- _Goal_:
Tally the lines below that contain "React". The number is the whole answer.

- _Data_:

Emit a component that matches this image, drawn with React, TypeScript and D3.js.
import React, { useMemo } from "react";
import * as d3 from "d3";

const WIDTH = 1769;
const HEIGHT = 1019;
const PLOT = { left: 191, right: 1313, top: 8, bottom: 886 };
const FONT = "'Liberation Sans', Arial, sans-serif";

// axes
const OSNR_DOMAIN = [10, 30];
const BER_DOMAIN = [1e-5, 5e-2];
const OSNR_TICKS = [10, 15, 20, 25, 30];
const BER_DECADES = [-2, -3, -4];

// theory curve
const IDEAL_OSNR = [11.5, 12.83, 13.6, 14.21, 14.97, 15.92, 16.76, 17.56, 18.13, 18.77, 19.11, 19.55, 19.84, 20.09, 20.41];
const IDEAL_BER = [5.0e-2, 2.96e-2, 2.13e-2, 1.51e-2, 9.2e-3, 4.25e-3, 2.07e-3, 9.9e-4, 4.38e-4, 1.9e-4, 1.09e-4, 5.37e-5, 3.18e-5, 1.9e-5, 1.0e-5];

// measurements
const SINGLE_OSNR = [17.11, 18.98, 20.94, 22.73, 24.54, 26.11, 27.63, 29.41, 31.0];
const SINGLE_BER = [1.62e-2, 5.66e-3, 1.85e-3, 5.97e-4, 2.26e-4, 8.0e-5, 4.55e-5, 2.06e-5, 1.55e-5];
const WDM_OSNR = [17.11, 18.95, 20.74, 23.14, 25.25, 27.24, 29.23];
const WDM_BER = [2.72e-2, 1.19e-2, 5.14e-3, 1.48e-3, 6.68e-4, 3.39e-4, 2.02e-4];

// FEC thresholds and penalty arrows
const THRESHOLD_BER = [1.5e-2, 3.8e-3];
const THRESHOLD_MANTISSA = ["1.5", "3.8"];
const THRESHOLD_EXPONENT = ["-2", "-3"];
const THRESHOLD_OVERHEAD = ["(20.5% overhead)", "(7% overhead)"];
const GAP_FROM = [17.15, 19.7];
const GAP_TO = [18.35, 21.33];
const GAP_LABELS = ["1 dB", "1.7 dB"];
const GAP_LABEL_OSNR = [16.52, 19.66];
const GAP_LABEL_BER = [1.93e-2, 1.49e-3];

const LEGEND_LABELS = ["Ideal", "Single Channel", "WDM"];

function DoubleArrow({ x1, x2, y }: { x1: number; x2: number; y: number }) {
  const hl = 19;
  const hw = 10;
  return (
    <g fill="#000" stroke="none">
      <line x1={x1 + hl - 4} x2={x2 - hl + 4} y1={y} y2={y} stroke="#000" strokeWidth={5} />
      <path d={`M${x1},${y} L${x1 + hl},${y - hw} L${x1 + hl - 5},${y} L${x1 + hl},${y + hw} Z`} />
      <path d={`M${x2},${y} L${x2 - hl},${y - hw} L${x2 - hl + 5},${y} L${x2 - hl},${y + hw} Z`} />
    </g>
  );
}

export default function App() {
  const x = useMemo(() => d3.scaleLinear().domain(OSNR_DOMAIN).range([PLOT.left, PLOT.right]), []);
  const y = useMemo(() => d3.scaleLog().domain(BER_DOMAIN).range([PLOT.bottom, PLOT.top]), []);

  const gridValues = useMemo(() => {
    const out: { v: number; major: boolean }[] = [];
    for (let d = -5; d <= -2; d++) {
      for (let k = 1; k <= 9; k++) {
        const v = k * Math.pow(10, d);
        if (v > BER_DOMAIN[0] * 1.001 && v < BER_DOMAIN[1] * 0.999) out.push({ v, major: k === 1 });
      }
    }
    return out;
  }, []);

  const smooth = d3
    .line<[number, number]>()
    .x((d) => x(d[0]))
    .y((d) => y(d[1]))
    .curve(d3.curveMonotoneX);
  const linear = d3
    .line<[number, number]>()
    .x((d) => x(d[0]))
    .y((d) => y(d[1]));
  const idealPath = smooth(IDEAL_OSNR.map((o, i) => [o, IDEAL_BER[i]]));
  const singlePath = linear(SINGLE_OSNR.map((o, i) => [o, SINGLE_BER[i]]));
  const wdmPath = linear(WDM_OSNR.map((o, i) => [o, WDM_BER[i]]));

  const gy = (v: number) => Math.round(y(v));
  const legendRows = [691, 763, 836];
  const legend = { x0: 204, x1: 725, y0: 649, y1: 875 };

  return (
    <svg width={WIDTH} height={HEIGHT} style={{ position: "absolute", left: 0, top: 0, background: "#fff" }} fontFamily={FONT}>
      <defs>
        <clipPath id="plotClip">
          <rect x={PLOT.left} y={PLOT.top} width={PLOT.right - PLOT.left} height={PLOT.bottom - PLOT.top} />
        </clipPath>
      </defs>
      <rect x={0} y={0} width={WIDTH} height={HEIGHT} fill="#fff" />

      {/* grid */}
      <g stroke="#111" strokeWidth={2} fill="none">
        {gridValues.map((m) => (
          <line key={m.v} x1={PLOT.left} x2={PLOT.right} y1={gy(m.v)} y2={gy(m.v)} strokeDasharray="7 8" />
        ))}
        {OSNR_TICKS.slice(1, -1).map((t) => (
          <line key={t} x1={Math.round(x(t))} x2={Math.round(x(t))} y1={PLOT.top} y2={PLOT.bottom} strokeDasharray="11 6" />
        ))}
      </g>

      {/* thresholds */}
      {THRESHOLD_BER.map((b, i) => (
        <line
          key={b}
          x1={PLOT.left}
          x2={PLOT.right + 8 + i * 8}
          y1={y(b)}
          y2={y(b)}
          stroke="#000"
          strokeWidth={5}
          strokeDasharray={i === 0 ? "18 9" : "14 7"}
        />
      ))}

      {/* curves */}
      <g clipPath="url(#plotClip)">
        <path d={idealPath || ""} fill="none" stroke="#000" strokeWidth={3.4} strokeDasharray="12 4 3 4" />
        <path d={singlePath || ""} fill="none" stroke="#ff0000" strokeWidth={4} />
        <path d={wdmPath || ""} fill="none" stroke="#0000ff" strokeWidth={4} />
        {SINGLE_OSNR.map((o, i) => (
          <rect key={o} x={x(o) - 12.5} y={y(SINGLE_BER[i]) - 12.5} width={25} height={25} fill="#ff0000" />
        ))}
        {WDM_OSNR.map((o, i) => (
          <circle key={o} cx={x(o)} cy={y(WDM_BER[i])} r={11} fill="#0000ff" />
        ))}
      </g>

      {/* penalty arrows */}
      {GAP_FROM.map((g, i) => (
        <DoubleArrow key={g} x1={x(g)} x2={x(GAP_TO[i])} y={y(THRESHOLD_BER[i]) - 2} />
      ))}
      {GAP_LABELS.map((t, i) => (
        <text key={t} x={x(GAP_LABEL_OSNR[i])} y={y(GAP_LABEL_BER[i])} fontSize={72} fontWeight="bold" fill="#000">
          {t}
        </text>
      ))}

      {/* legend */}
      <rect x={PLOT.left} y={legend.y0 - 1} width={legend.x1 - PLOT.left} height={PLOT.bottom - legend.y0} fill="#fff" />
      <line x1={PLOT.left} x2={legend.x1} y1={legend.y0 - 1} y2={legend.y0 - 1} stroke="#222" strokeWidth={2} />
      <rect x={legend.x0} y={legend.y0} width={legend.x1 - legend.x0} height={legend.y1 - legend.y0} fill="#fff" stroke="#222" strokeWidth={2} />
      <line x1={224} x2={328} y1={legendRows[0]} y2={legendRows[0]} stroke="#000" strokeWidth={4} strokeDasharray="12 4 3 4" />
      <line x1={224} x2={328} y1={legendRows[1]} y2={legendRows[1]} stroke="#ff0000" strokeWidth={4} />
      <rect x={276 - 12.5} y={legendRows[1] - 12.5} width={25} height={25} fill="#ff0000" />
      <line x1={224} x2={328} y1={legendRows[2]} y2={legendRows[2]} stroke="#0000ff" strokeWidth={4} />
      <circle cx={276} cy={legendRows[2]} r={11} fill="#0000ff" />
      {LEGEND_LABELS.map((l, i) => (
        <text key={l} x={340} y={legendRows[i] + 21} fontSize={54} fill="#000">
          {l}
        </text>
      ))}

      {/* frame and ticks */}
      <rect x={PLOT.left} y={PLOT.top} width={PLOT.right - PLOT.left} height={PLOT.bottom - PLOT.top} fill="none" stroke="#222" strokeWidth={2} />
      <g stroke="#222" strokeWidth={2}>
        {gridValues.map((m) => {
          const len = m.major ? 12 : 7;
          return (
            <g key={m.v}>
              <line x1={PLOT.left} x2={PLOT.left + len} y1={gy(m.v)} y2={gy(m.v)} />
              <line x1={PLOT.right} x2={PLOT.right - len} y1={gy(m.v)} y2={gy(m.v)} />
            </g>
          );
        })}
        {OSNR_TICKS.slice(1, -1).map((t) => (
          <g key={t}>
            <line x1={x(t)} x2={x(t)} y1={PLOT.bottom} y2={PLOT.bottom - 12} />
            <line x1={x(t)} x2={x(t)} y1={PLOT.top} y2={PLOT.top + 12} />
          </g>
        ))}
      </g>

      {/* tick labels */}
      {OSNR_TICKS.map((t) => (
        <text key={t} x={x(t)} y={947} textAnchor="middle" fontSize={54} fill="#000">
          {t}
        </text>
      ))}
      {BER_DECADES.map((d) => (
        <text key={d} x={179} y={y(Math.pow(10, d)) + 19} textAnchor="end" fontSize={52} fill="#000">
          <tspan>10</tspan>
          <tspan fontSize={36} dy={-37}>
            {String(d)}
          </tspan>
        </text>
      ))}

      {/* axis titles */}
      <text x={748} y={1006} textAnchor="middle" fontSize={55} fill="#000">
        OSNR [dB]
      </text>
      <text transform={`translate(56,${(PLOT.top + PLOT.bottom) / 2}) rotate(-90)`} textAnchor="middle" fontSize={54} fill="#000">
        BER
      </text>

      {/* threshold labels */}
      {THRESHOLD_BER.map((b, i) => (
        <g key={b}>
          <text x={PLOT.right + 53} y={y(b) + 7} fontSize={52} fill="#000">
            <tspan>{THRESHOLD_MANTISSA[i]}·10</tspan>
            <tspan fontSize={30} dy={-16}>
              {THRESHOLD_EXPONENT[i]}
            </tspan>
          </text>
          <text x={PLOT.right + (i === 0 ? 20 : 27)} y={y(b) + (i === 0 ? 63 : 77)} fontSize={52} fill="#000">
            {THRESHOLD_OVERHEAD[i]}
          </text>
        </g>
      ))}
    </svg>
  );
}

- _Answer for this exercise_:
2